═══ COLLECTED DATA
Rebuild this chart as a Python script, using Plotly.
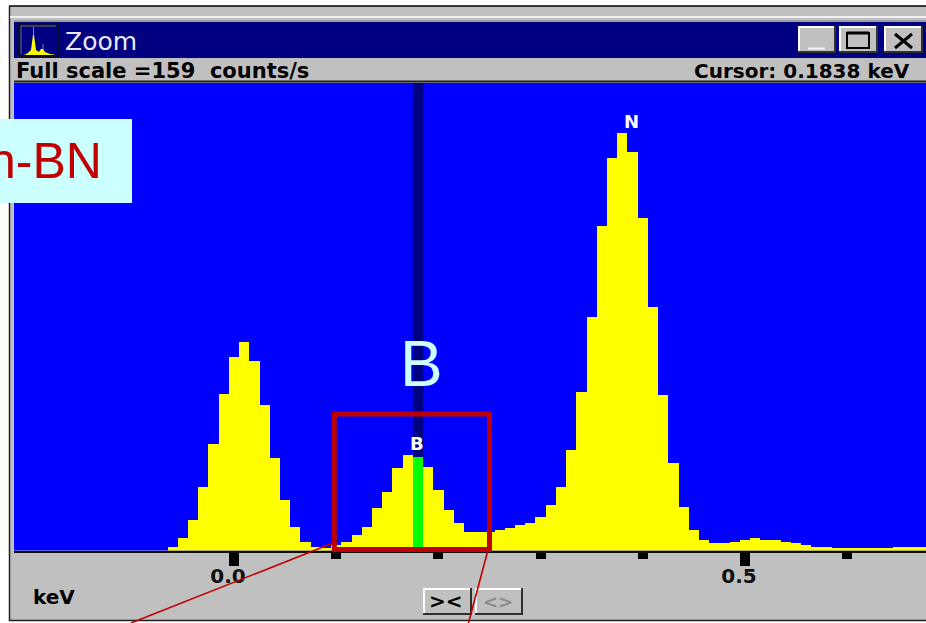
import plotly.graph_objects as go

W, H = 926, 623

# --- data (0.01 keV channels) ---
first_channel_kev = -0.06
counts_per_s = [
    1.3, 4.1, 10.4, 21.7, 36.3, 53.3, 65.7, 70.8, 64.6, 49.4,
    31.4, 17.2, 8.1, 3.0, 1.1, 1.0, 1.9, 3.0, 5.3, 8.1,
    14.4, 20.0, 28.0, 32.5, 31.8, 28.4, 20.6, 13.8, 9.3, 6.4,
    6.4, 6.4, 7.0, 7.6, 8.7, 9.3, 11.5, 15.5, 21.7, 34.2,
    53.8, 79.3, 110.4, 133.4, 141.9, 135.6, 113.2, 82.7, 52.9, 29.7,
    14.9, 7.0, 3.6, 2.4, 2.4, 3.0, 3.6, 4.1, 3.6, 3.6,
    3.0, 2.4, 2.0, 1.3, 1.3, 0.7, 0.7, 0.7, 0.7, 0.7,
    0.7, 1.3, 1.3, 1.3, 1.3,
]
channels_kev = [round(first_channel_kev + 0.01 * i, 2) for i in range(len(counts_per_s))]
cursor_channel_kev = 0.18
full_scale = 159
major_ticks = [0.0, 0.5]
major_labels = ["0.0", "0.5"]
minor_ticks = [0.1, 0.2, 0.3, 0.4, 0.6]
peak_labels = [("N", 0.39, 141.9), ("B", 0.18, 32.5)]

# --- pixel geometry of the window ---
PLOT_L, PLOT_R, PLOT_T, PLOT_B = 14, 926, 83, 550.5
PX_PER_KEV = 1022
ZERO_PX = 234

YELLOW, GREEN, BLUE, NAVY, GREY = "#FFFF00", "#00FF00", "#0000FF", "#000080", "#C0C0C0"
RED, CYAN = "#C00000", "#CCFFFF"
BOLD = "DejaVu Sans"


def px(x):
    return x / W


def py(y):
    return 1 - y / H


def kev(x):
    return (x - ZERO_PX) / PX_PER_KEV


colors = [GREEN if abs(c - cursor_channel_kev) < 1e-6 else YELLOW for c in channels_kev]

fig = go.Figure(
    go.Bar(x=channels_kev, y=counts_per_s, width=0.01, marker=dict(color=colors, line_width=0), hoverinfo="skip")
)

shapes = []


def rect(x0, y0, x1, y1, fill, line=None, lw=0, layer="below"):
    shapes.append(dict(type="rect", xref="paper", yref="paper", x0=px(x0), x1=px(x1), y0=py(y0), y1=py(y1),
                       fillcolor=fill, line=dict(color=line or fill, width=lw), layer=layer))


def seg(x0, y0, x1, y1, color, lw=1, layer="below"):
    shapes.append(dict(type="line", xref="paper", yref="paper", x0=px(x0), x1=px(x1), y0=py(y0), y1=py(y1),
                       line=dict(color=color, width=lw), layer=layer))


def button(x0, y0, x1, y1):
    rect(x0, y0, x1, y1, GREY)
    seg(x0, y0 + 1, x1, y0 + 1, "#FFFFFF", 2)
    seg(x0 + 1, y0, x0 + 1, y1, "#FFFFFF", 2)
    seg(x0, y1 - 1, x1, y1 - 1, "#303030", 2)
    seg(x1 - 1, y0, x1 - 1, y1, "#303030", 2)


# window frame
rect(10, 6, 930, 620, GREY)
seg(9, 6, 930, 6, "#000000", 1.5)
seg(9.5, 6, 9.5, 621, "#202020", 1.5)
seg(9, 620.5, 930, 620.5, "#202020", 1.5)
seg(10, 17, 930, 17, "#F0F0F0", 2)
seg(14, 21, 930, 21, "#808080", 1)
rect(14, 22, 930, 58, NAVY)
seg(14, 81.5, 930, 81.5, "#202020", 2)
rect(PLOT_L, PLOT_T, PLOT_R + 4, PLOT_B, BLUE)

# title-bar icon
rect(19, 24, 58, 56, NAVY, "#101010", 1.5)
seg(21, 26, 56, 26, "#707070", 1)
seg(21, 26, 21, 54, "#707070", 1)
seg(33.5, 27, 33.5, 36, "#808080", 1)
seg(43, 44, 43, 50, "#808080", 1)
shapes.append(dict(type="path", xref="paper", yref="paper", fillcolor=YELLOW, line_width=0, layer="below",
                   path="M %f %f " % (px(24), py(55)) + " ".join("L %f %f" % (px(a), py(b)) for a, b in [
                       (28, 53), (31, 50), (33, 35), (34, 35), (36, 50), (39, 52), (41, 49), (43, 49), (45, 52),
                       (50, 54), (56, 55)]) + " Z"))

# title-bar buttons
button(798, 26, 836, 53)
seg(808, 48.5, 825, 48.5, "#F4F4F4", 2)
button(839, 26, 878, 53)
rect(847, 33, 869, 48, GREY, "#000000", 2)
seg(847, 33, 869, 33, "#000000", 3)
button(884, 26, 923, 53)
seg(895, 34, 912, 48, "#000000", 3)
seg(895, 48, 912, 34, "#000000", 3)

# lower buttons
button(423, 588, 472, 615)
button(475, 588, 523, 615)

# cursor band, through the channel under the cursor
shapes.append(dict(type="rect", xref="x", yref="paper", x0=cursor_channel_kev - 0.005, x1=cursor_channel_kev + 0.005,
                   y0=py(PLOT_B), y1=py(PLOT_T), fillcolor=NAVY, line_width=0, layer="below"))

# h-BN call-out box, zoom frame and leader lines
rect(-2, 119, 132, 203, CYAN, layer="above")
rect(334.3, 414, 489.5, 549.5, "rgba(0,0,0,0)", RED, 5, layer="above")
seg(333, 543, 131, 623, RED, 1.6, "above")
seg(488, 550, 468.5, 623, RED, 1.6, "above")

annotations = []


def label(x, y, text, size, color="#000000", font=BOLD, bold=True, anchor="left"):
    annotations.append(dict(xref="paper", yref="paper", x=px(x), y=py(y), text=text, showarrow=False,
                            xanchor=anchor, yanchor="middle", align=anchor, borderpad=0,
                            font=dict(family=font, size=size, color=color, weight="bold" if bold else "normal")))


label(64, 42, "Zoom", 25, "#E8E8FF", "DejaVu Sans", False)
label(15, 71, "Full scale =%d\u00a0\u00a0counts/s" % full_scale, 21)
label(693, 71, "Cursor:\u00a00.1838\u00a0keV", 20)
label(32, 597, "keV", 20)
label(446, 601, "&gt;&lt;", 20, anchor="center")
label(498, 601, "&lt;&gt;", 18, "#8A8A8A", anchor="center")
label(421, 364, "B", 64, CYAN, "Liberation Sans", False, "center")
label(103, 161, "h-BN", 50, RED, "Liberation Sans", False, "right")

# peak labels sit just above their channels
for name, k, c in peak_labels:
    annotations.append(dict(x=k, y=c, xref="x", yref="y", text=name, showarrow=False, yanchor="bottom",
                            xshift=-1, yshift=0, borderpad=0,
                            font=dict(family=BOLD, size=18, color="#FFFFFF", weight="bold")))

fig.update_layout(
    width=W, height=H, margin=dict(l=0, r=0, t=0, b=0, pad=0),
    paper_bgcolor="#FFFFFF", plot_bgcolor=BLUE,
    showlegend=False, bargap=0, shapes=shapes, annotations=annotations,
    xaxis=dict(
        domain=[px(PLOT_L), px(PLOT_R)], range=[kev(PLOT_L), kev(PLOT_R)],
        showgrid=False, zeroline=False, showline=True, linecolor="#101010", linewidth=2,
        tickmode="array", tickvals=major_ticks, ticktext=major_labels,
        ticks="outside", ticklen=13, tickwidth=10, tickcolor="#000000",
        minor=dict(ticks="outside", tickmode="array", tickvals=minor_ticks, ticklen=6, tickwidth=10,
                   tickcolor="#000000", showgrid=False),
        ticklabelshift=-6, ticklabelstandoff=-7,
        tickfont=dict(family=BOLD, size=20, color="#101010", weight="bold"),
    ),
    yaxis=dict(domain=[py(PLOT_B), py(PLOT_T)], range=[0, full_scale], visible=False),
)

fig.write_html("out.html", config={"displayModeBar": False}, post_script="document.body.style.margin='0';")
══════
TASK REQUIREMENTS » Repeat exactly and only the lines from the start of the data above through the line that holds "W, H = 926, 623", inclusive. Pictures do not belong in the copy.

THE OUTPUT »
Rebuild this chart as a Python script, using Plotly.
import plotly.graph_objects as go

W, H = 926, 623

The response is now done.